I give Willie Gunn high marks for the charm of its owners, Giles and his partner, Duncan Turner. I could not say the same for an excellent Knightsbridge Italian place, Toto. I went there recently to be greeted by the dreaded words: "Who are you with?" As I was on my own at the time, this seemed a fairly pointless remark. "Nobody," I said. The door official continued. "Who are you with?" he repeated. "Roger Moore," I replied. "It's that table in the corner," I was told gracelessly.

A short time later, Roger himself arrived, fuming. He, too, had been asked who he was with. "I'm Roger Moore," he responded. The man thought for a moment. "Ah, you're with Roger Moore," he said. "That's his table in the corner." This is not what I call a grand start to an evening. I shall not go there again until I am assured there is a sympathetic greeter on the premises.

Charm counts for a lot. You couldn't call the food at Biagio in Charing Cross seriously excellent. But Bekim, from Yugoslavia, was such a jolly waiter, it made up for the bland spaghetti (we couldn't decide if it was vongole or bolognese), the tired salami and mortadella, and the After Eight mints that were so frozen you could double them over and they still didn't snap. The strip lighting was particularly odd. It was heavily smeared in what looked like blood. Didn't really go with the endless hanging Chianti bottles. Nor did it complement the bust of a Victorian lady with what looked like a curtain pulled round her neck, or the album of greatest hits signed by Diana Ross: "Biagio restaurant lovely, thanks for staying open."
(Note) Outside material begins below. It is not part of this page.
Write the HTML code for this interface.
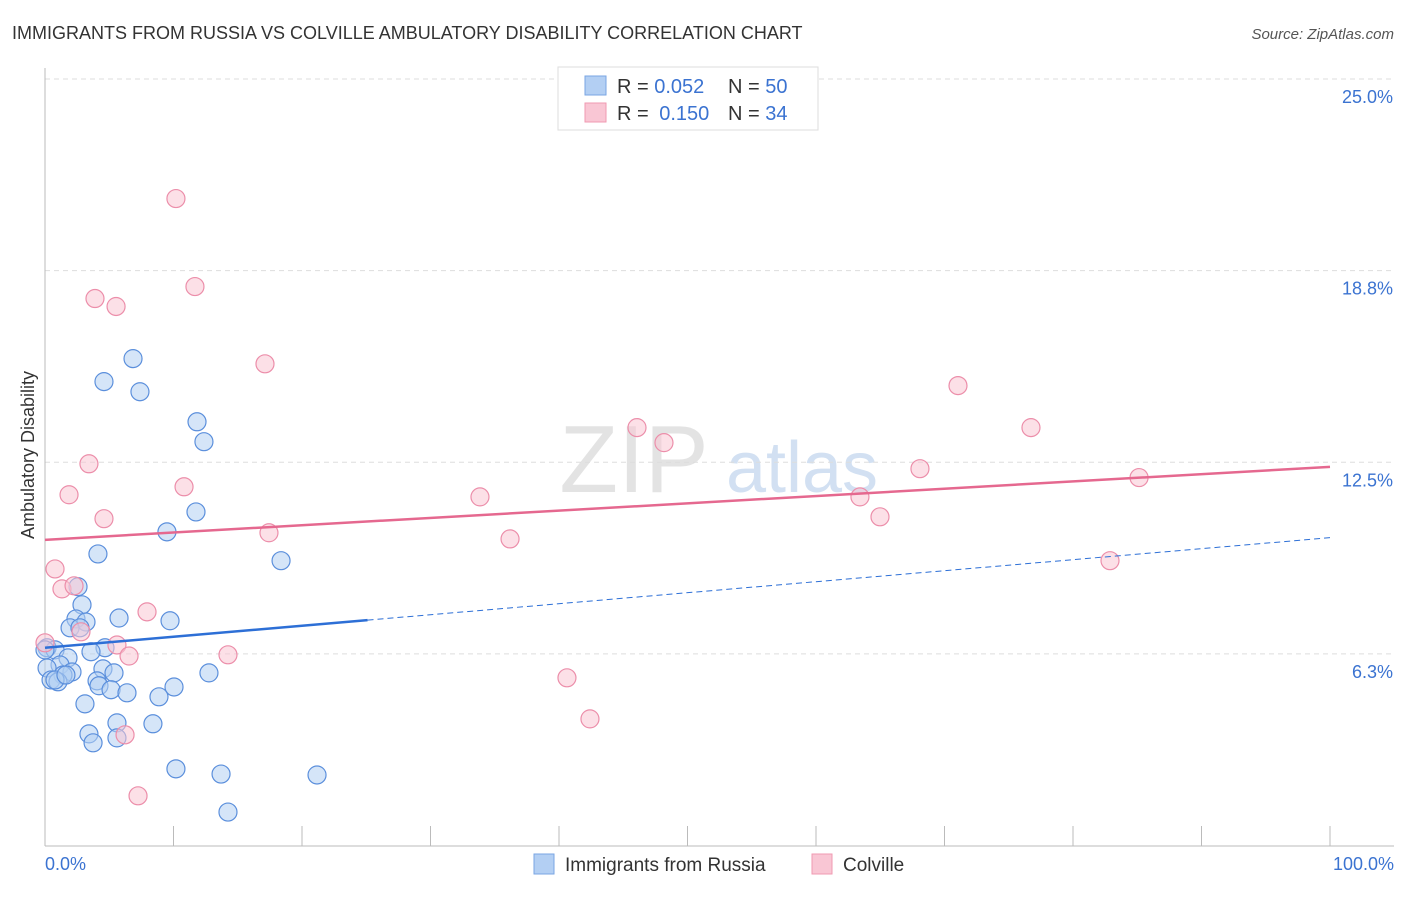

My jolly lunchers included Terence O'Neill, photographer, Chris Rea, singer, composer and actor, and Miss Caroline Langrishe, actress of beauty and taste. It was a film lunchtime. Miss Langrishe told me she went to all the "in" places, such as Bluebird and the Oxo Tower. "If you phone, they say you can't have a table for six weeks," she said. "But when you turn up and say have you got a table, they say no. Then they look and say, you can have that one over there." "That may only work if you're blonde and beautiful," I suggested.

I have telephoned the Oxo Tower twice to make a reservation. All I got was classical music. It went on for ever. No human voice did I hear. This is ridiculous - if I want a concert, I'll visit the Albert Hall. I may only be a poor boy from Willesden, but why should I put up with that? I'd rather go somewhere less chic - where they answer the phone. Thank goodness I no longer aspire to be trendy. It makes life so much easier.
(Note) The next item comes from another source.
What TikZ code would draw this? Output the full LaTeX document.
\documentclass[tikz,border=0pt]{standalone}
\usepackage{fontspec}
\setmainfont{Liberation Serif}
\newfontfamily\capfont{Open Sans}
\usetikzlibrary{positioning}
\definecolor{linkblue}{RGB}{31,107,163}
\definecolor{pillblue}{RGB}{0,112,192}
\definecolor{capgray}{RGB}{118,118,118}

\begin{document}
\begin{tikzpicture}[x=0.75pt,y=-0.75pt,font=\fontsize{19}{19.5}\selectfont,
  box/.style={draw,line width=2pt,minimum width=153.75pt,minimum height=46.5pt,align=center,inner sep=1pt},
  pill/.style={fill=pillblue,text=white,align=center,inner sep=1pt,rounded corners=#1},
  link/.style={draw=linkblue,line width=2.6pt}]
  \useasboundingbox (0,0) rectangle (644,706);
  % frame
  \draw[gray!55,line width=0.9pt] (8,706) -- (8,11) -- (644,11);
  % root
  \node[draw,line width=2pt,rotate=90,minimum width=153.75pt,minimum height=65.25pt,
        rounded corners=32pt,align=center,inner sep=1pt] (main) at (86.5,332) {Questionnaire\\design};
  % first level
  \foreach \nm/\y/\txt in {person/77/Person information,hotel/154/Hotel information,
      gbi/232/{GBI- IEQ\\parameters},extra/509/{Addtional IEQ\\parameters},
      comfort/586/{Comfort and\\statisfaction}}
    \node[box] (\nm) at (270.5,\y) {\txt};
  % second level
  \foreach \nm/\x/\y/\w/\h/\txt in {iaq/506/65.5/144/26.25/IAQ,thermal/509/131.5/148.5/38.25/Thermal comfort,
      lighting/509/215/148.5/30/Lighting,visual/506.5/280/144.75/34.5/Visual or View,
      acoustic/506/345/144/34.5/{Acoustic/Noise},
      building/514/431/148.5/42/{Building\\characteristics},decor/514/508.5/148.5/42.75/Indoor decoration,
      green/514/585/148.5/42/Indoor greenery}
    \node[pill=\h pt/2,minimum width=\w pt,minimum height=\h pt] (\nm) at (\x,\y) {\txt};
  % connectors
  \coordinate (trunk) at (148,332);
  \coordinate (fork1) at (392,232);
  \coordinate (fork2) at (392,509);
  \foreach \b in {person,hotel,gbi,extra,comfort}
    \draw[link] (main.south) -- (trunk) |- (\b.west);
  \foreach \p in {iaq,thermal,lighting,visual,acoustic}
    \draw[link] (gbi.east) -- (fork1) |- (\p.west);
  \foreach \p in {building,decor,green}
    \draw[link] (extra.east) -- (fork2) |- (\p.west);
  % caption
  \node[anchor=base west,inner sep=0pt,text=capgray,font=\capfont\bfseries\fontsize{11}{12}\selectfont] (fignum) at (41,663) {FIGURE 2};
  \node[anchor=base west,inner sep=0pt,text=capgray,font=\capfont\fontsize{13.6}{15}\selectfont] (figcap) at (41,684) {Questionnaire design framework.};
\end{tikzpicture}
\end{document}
I recently had a brief but galling "dining" experience at a well-known restaurant in the West End of London. My wife and I are regulars at the restaurant and had built up an impression of it as providing good food and good service. We arrived for our 8.15pm reservation and were puzzled when the maitre d' could not locate the booking. "What time did you book?" he asked. I told him 3pm that same day, to which he retorted, "There was nobody here at that time," as if I were lying. At our insistance, he eventually sat us down at a table and checked. He returned to explain that he had found our booking after all. We should have left then, but we ordered our meal and wine. Our starters arrived, and halfway through my poached eggs with bacon and onion sauce, I found myself biting on a black, 1/2 cm iron nut. I showed it to the maitre d', who said it wasn't possible as no machinery was used in the kitchen. The insinuation was that I had removed the nut from my pocket and inserted it into my food. With the maitre d' showing no signs of remorse, we threw in the towel and went elsewhere. What would Michael Winner have done?
Robert Wood, London SW12

Surprise, surprise: Michael Winner turns up at a village pub, The Drummond Arms in Albury, an hour after closing time and finds the front door locked (Style, December 14). What hope for the British film industry when its members can't even find their way into a pub?